[RPG] Can a Spell cast with Subtle Spell and an Arcane Focus be Counterspelled


Recently, this question asked whether you could Counterspell a spell without a material component that completely eliminates component requirement via Subtle Spell. The answer was no, with a Crawford Tweet as evidence. The following was asked in response to the Tweet but never answered and is a situation likely to occur in a campaign I'm running:

A Sorcerer uses Subtle Spell on a no-cost material component spell like Sleep or Fireball which they cast with a small crystal Arcane Focus kept tightly gripped and hidden in their fist.

In previous editions, spell descriptions indicated how materials were to be used: sprinkling sand or rose petals for Sleep, or throwing a ball of bat guano for Fireball. 5e doesn't provide these, nor does it seem likely such usages are possible with a Spellcasting Focus.

So, in this situation, is there enough information for another spellcaster to realise a spell is being cast for them to Counterspell?

Best Answer

If you follow Xanathar's Optional rules,

Yes, the spell could still be countered.

From XGtE, p. 85, "Perceiving a Caster at Work":

To be perceptible, the casting of a spell must involve a verbal, somatic, or material component.
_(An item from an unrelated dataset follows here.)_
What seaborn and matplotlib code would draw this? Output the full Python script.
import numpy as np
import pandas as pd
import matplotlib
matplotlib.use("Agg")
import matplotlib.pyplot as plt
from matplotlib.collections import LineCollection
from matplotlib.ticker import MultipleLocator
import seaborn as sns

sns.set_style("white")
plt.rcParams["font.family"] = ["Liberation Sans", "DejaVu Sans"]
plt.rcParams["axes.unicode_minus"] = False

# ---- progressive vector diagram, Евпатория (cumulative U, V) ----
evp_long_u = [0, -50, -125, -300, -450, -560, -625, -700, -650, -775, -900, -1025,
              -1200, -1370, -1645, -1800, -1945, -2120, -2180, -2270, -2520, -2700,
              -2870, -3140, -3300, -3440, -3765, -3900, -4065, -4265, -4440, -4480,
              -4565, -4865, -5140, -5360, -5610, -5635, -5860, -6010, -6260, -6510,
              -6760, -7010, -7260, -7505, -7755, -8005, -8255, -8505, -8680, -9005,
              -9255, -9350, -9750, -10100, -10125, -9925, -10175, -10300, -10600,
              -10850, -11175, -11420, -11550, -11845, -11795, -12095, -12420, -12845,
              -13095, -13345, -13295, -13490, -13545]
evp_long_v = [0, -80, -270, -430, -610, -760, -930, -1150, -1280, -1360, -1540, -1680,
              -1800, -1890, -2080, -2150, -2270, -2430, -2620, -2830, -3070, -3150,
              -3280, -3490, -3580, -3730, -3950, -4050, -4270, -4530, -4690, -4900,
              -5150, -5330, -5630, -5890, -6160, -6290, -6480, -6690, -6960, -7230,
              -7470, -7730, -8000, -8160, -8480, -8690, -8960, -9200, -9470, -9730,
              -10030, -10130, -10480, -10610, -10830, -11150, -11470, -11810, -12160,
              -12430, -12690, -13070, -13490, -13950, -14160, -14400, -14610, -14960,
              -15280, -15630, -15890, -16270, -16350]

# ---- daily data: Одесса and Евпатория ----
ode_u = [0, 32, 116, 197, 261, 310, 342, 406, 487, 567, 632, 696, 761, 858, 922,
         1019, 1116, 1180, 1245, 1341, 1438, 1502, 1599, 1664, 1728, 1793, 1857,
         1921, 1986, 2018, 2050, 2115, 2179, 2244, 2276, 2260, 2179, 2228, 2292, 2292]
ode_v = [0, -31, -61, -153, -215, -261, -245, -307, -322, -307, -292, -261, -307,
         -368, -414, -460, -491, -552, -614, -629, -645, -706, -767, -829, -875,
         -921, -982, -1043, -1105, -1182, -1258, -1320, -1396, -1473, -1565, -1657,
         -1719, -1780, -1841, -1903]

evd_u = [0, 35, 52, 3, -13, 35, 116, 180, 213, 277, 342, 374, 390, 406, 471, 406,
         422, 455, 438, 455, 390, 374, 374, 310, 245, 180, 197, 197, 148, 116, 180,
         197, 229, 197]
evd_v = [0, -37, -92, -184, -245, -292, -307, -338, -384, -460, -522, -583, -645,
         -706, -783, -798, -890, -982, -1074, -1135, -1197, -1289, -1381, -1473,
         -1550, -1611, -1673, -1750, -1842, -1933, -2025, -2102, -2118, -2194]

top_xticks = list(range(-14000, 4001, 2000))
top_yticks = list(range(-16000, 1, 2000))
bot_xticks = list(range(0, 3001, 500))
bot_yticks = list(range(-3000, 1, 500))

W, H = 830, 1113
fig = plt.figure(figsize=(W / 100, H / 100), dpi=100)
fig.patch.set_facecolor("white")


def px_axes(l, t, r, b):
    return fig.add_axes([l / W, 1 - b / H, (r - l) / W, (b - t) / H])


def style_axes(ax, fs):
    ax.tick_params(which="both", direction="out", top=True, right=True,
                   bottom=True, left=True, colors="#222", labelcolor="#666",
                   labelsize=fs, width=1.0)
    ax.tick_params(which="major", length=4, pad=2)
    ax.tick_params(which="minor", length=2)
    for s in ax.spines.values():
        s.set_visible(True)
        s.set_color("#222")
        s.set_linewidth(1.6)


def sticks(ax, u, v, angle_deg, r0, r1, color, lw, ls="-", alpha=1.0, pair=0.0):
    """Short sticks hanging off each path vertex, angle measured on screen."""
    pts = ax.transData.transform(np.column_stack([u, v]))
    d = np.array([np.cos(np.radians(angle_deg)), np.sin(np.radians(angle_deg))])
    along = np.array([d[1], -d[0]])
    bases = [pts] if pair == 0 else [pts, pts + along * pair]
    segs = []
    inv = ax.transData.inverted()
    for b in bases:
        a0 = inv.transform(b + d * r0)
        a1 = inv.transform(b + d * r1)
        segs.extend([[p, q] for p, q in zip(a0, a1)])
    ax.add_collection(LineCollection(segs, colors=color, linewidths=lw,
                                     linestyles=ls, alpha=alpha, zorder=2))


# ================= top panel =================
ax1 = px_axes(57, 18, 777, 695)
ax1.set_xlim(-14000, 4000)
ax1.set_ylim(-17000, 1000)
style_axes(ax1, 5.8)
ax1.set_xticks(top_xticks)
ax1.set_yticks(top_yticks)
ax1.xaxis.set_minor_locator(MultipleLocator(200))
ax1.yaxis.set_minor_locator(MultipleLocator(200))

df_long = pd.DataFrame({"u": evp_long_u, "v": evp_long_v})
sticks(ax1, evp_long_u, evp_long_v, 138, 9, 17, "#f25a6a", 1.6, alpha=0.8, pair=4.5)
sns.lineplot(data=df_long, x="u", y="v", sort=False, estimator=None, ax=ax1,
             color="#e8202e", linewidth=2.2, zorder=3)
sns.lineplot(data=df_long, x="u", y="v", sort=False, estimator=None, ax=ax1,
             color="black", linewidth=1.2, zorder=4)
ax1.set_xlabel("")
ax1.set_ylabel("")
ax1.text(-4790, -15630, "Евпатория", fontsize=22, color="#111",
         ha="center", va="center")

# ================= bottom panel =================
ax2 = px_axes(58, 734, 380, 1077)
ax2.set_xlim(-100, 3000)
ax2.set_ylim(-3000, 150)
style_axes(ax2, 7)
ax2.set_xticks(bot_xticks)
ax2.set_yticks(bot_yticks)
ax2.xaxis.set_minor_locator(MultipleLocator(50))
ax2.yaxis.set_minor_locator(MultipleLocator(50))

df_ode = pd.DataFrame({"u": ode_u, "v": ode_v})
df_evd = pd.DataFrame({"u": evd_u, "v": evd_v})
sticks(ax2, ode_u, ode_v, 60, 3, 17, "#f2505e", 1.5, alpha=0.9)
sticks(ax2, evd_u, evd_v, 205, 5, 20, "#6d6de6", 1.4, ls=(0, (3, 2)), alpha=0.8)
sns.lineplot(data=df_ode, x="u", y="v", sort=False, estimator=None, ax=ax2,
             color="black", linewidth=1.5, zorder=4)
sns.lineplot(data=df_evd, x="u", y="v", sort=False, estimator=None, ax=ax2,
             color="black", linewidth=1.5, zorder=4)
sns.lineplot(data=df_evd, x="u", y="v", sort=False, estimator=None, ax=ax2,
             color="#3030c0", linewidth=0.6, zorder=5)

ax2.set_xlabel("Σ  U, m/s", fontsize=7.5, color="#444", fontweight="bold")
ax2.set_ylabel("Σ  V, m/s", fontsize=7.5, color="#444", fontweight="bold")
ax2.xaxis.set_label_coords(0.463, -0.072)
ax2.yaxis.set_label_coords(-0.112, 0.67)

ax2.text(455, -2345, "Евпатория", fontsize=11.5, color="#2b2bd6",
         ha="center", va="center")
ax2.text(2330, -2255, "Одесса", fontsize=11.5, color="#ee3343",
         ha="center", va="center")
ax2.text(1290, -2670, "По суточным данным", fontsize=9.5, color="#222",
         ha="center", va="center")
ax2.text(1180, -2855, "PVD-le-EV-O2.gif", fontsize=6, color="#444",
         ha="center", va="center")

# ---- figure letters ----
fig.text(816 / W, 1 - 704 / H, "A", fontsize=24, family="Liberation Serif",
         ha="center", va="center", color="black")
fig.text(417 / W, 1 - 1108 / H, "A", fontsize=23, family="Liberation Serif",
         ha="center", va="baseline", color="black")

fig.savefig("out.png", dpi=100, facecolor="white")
The form of a material component doesn’t matter for the purposes of perception, whether it’s an object specified in the spell’s description, a component pouch, or a spellcasting focus.
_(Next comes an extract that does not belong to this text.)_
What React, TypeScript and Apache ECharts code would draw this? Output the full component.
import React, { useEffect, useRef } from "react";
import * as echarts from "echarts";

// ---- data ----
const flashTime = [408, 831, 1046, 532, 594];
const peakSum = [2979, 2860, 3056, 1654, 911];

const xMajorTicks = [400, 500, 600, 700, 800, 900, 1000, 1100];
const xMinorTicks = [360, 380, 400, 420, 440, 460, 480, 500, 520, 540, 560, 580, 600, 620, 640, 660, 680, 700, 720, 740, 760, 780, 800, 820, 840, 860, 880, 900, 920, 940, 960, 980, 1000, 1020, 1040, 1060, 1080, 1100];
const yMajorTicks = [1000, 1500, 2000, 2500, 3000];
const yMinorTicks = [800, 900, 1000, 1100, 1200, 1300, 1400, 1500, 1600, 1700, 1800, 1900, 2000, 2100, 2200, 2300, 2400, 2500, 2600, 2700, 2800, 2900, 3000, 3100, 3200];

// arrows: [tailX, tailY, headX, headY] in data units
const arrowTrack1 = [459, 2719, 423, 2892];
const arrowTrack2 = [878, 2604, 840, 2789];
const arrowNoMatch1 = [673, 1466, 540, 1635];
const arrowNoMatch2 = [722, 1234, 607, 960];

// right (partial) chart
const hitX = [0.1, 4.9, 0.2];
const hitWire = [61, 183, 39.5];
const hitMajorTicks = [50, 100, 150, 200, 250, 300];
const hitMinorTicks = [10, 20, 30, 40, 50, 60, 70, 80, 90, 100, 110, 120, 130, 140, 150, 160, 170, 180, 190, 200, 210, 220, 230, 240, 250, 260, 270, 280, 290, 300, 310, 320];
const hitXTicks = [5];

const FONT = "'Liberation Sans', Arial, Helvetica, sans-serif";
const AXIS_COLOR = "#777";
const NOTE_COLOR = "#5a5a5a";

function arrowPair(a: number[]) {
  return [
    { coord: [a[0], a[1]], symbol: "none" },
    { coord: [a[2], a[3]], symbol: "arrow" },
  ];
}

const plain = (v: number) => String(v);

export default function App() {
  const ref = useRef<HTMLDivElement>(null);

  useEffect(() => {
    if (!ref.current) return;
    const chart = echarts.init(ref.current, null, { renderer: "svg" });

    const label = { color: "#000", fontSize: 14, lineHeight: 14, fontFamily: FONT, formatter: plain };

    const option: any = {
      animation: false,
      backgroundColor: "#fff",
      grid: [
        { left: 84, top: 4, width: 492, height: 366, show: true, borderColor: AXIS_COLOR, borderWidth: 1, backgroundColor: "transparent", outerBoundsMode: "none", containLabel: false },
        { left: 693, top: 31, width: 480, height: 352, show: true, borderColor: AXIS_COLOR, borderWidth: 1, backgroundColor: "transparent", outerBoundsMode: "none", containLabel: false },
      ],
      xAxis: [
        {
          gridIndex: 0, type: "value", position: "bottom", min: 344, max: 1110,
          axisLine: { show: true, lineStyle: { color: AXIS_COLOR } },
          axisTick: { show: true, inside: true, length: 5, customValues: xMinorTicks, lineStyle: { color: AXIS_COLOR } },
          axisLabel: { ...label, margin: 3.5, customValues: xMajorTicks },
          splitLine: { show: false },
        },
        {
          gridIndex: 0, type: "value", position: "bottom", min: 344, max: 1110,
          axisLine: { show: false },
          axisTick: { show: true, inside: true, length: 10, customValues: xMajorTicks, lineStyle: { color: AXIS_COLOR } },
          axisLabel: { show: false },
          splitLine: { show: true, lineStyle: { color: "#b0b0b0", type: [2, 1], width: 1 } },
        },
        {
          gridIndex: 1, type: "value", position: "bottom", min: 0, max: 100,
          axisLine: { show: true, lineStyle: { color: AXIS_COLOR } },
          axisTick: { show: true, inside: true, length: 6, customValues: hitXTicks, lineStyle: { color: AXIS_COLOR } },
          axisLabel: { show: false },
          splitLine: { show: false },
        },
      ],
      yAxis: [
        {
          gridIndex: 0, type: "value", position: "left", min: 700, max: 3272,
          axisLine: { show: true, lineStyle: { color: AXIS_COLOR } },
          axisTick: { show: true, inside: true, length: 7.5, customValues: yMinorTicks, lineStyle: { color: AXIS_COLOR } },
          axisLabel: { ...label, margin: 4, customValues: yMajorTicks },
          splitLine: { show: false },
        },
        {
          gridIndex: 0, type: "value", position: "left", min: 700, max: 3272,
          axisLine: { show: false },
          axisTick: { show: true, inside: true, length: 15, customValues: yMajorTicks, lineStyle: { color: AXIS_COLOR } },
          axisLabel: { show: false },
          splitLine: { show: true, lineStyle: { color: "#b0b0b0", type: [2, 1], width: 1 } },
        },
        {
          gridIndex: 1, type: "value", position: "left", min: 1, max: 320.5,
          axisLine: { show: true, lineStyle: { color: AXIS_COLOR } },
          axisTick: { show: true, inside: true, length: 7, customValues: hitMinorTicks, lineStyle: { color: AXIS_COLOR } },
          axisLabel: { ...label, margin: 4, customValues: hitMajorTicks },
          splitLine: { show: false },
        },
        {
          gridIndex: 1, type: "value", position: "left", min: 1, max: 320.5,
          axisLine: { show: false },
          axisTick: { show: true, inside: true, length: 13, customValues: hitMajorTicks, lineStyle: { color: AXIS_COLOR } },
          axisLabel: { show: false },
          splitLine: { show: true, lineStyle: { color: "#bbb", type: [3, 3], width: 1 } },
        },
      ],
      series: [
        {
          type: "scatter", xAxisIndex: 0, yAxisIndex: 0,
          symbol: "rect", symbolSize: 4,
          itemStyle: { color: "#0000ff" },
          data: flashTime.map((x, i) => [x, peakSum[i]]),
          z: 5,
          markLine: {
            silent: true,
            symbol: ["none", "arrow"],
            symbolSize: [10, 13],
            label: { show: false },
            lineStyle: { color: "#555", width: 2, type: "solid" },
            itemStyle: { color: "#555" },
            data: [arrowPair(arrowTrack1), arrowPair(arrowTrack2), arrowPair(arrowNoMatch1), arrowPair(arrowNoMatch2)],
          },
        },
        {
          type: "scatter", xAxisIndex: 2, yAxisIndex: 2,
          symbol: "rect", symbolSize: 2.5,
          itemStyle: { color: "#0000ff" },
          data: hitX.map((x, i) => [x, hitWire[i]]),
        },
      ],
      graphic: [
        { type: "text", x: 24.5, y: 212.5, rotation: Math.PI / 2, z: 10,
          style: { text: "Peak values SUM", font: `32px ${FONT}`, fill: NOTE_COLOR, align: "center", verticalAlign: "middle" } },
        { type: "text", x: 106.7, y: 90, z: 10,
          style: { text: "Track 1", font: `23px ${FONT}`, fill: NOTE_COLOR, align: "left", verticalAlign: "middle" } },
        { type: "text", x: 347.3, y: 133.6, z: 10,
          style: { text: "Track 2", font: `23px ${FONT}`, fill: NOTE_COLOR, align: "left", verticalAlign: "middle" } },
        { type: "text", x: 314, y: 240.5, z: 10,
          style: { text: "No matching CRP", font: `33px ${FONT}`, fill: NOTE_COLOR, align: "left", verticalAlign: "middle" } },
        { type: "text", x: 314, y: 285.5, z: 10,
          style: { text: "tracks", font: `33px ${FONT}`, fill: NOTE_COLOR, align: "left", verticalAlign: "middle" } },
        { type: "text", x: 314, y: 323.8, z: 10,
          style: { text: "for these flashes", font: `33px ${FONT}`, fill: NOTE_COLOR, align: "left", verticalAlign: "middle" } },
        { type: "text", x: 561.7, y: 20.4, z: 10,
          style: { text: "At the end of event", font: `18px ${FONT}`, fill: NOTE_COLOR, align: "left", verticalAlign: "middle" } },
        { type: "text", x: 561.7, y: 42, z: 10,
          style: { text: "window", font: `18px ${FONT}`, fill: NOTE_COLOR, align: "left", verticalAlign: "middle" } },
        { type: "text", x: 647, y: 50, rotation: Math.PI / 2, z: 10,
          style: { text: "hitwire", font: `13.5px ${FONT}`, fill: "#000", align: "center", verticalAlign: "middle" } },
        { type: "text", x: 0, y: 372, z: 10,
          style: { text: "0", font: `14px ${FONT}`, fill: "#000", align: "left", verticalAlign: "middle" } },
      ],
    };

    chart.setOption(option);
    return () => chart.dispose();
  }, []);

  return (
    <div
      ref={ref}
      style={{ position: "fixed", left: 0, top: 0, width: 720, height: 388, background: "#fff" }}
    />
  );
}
It's irrelevant whether the Arcane Focus is small or not, casting a spell with it makes it perceptible. The only way to make casting imperceptible is to remove the Material, Somatic and Verbal components. From XGtE, same section:

If the need for a spell’s components has been removed by a special ability, such as the sorcerer’s Subtle Spell feature or the Innate Spellcasting trait possessed by many creatures, the casting of the spell is imperceptible.
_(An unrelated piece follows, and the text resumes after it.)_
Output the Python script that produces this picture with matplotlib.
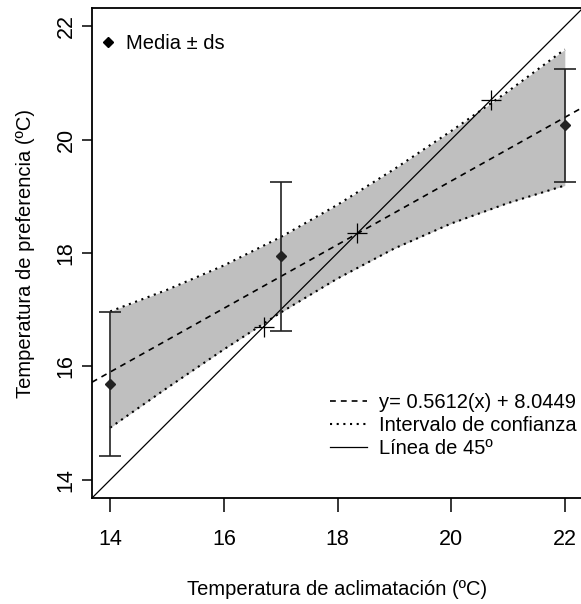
import numpy as np
import matplotlib.pyplot as plt
import matplotlib as mpl
from matplotlib.lines import Line2D

mpl.rcParams.update(mpl.rcParamsDefault)
plt.rcParams['font.family'] = ['Liberation Sans Narrow', 'Liberation Sans', 'DejaVu Sans']

# acclimation temperature vs preferred temperature (mean +/- sd)
t_acl = [14, 17, 22]
t_pref = [15.69, 17.94, 20.25]
t_sd = [1.27, 1.31, 0.99]

# fitted line y = slope*x + intercept
slope = 0.5612
intercept = 8.0449
fit_label = 'y= 0.5612(x) + 8.0449'

# confidence band of the fit
band_x = [14, 15, 16, 17, 18, 19, 20, 21, 22]
band_hi = [16.97, 17.35, 17.78, 18.28, 18.85, 19.48, 20.15, 20.85, 21.59]
band_lo = [14.92, 15.62, 16.30, 16.95, 17.55, 18.08, 18.52, 18.88, 19.19]

# points where the fit / band cross the 45 degree line
cross_x = [16.7, 18.35, 20.7]

xlim = (13.68, 22.32)
ylim = (13.68, 22.32)

fs = 14.5
dot = (0, (1, 2.2))
dash = (0, (3.5, 3))

fig = plt.figure(figsize=(5.81, 6.04), dpi=100)
ax = fig.add_axes([92/581, 1 - 498/604, 491/581, 490/604])

ax.fill_between(band_x, band_lo, band_hi, color='#bfbfbf', lw=0, zorder=1)
ax.plot(band_x, band_hi, color='k', lw=1.5, ls=dot, zorder=2)
ax.plot(band_x, band_lo, color='k', lw=1.5, ls=dot, zorder=2)

xx = np.array(xlim)
ax.plot(xx, slope*xx + intercept, color='k', lw=1.2, ls=dash, zorder=3)
ax.plot(xx, xx, color='k', lw=0.9, zorder=3)

ax.plot(cross_x, cross_x, ls='none', marker='+', ms=14, mew=0.9, color='k', zorder=4)

ax.errorbar(t_acl, t_pref, yerr=t_sd, fmt='D', ms=5.5, color='#222222',
            ecolor='#222222', elinewidth=1.2, capsize=8, capthick=1.2, zorder=5)

ax.set_xlim(xlim)
ax.set_ylim(ylim)
ax.set_xticks([14, 16, 18, 20, 22])
ax.set_yticks([14, 16, 18, 20, 22])
ax.tick_params(axis='x', length=10, width=1.1, pad=12, labelsize=15.5)
ax.tick_params(axis='y', length=7, width=1.1, pad=4, labelsize=15.5, labelrotation=90)
for lab in ax.get_yticklabels():
    lab.set_va('center')
for sp in ax.spines.values():
    sp.set_linewidth(1.3)

ax.set_xlabel('Temperatura de aclimatación (ºC)', fontsize=fs, labelpad=22)
ax.set_ylabel('Temperatura de preferencia (ºC)', fontsize=fs, labelpad=15)

# legends
h_mean = [Line2D([], [], ls='none', marker='D', ms=5.5, color='k')]
leg1 = ax.legend(h_mean, ['Media ± ds'], loc='upper left', frameon=False,
                 fontsize=fs, handlelength=1.0, handletextpad=0.4,
                 bbox_to_anchor=(-0.016, 0.976), borderaxespad=0.3)
ax.add_artist(leg1)

h_lines = [Line2D([], [], color='k', lw=1.2, ls=dash),
           Line2D([], [], color='k', lw=1.5, ls=dot),
           Line2D([], [], color='k', lw=0.9)]
ax.legend(h_lines, [fit_label, 'Intervalo de confianza', 'Línea de 45º'],
          loc='lower right', frameon=False, fontsize=fs, handlelength=1.85,
          handletextpad=0.6, labelspacing=0.2, bbox_to_anchor=(1.024, 0.045))

fig.savefig('out.png', dpi=100)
As far as I know, there is no other way to make the casting of a spell imperceptible (aside from being invisible or similar). As long as it has a spell component, it is perceivable, and thus, can be countered. Even if the spell has no components at all, it can be obvious you have cast a spell! Some spells have flashy descriptions. In Fireball, for example,

A bright streak flashes from your pointing finger to a point you choose within range

So a Subtle Sorcerer with Greater Invisibility can cast it without being perceived, but everyone will see the streak of light coming from his position. It won't be countered, but everyone will know there was a trigger happy pyromaniac around.

That being said, the DM is free to make calls where common sense applies. If an enemy is really far, if there are lots of obstacles in between (like a crowd), if the perceiver is blind, etc, all of these should be taken into account. At my table, for example, our Totem of the Eagle Barbarian can spot spells being cast from a mile away, other players cannot.

However, the rules address the OP's specific example, of using a "small Arcane Focus", and because "the form of a material component doesn’t matter for the purposes of perception", you could just as well be waving around a giant Gandalf quarterstaff.